Ask yourself: Is there a clear escalation path? When a project manager hits a roadblock, do they have a formal mechanism to bring that issue to the Steering Committee? In your CISA exam, remember that the Steering Committee is ultimately responsible for ensuring the project delivers the promised business value. If the project is failing but the committee is silent, the governance framework has collapsed.

What is the Role of the Critical Path Method (CPM) in Auditing?

You'll likely see questions on the Critical Path Method (CPM) because it's the gold standard for identifying schedule risk. The critical path is the longest sequence of dependent tasks that determines the shortest possible project duration. As an auditor, your focus is on 'float' or 'slack.' Tasks on the critical path have zero float; if any one of them slips by a single day, the entire project completion date slips.

When auditing a project schedule, look for how the project manager tracks these critical milestones. Are they using a Gantt chart? Are they updating it in real-time? If a project is behind schedule but the project manager can't tell you which critical path tasks are causing the delay, they aren't managing the project—they're just watching it happen. Understanding CPM allows you to pinpoint exactly where the highest risk of delay exists.

How Do You Audit Budgetary Controls and Cost Overruns?

Budget audits aren't just about adding up receipts; they are about variance analysis. You need to compare the 'planned value' against the 'actual cost.' A 10% overrun might be acceptable in some organizations, but a 50% overrun without a corresponding increase in scope is a red flag. You should look for the approval process for additional funding. Did the Steering Committee authorize the extra spend, or did the project manager just keep spending?

Pay close attention to 'sunk cost fallacy'—the tendency to keep pouring money into a failing project because so much has already been spent. A strong audit evaluates whether the project still provides a positive Return on Investment (ROI) despite the overruns. If the cost to complete now outweighs the expected business benefit, the most professional recommendation an auditor can make is to suggest terminating the project.

How Do You Verify Project Milestones and Deliverables?

A project isn't finished just because the developers say the code is done. You must audit the 'acceptance criteria.' Every major milestone should have a predefined set of requirements that must be met before the deliverable is signed off by the business owner. If you see deliverables being accepted via an informal email rather than a formal User Acceptance Testing (UAT) sign-off, that's a significant control weakness.

Check for the existence of a 'Lessons Learned' repository. High-maturity organizations don't just finish a project and move on; they document what went wrong to avoid repeating those mistakes in the next cycle. If a company has a history of cost overruns but no record of lessons learned, they are effectively choosing to fail in the same way every time.

How Can Practice Exams Bridge the Gap to Passing?

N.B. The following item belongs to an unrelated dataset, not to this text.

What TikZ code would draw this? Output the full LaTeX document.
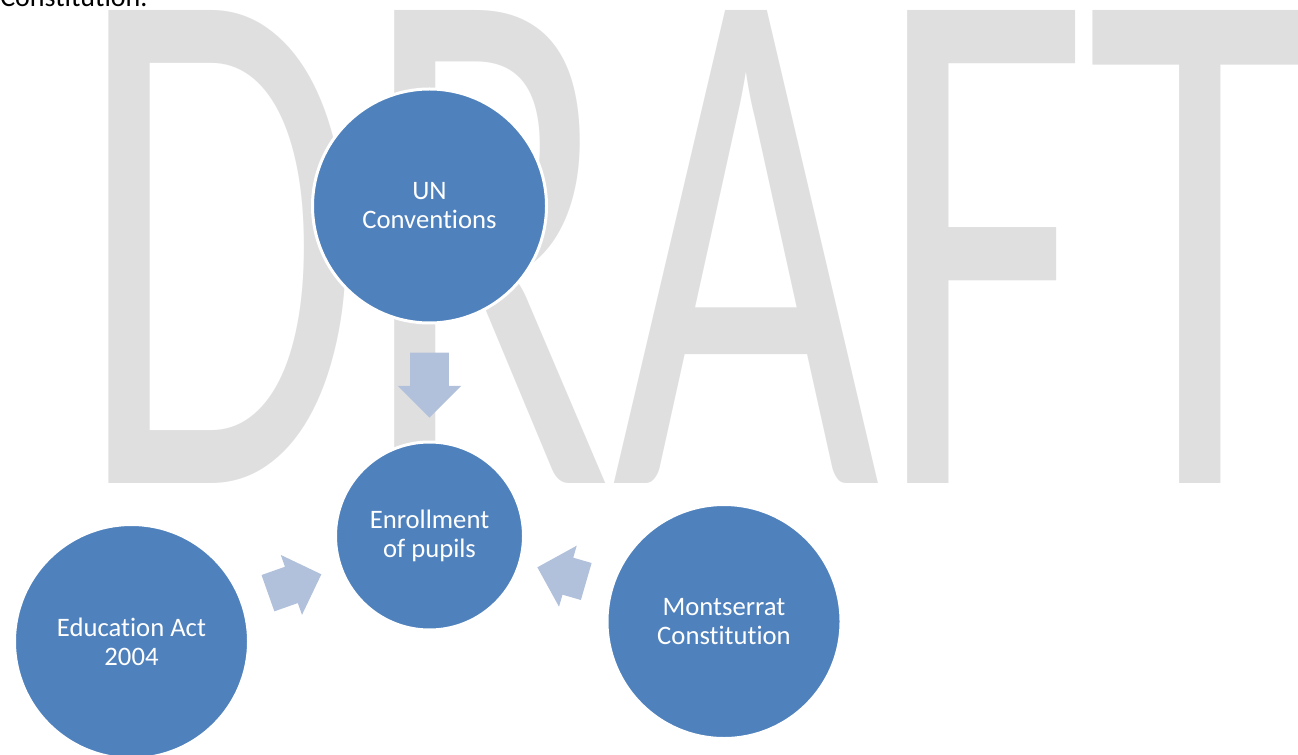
\documentclass[tikz,border=0pt]{standalone}
\usepackage{fontspec}
\usepackage{graphicx}
\setmainfont{Carlito}[Ligatures=NoCommon]
\usetikzlibrary{shapes.arrows}

\definecolor{circleblue}{HTML}{4F81BD}
\definecolor{arrowblue}{HTML}{B2C1DB}
\definecolor{draftgray}{HTML}{DFDFDF}

\tikzset{
  source/.style={circle, fill=circleblue, draw=white, line width=2.25pt,
    minimum size=175.5pt, inner sep=0pt, text=white, align=center,
    font=\fontsize{20}{21.75}\selectfont},
  target/.style={source, minimum size=141pt},
  pointer/.style={single arrow, fill=arrowblue, draw=none, inner sep=0pt,
    text height=28.5pt, text depth=0pt, text width=0pt,
    single arrow head extend=9.4pt, single arrow tip angle=90,
    sloped, allow upside down, pos=0.44}
}

\begin{document}
\begin{tikzpicture}[x=0.75pt,y=-0.75pt]
    \useasboundingbox (0,0) rectangle (1298,755);

    % Wasserzeichen
    \node[anchor=base west, inner sep=0pt, text=draftgray] (draft) at (77,483)
        {\scalebox{0.627}[1]{\fontsize{553}{553}\selectfont DRA\kern-5pt F\kern-1pt T}};

    % Textrest oben links
    \node[anchor=base west, inner sep=0pt, font=\fontsize{21}{25}\selectfont] (prev) at (0,7) {Constitution.};

    % Kreise
    \node[source] (un) at (429.5,206) {UN\\Conventions};
    \node[target] (enr) at (429.5,536) {Enrollment\\of pupils};
    \node[source] (edu) at (131.5,641.5) {Education Act\\2004};
    \node[source] (mont) at (724,621.5) {Montserrat\\Constitution};

    % Pfeile
    \path (un) -- node[pointer, minimum height=48.8pt] {} (enr);
    \path (edu) -- node[pointer, minimum height=42.5pt] {} (enr);
    \path (mont) -- node[pointer, minimum height=38.2pt] {} (enr);
\end{tikzpicture}
\end{document}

Understanding the theory of project auditing is one thing, but applying it to the tricky, scenario-based questions on the CISA exam is another. This is where we come in. At Cert Sensei, we provide 1,000 expert-curated CISA practice questions that mimic the actual exam's complexity. You won't just get a 'right' or 'wrong' answer; you'll get detailed expert reasoning explaining why the correct answer is the *best* choice among four plausible options.

Our platform includes domain-level analytics, allowing you to see exactly where you're struggling. If you're nailing the governance questions but failing the CPM and budgetary control sections, you can use our custom quiz builder to filter for those specific domains. Instead of guessing your readiness, you can use hard data to drive your study hours, ensuring you walk into the testing center with total confidence.

❓ Frequently Asked Questions

What is the most common red flag when auditing a project charter?

The most common red flag is a lack of defined success criteria or missing executive sponsorship. Without a clear 'definition of done' and a high-level champion, projects frequently suffer from scope creep and a lack of necessary resources.


How should a CISA auditor handle a project that is already significantly over budget?

Focus on the process rather than the money. Audit whether the overruns were identified early, reported accurately to the Steering Committee, and whether the decision to continue was based on a revised cost-benefit analysis.


Is the Critical Path Method always the best way to track a project?

While Agile methodologies use different tracking (like Burndown charts), for the CISA exam, CPM is the primary method for assessing schedule risk in traditional project management. It is essential for identifying tasks that cannot be delayed.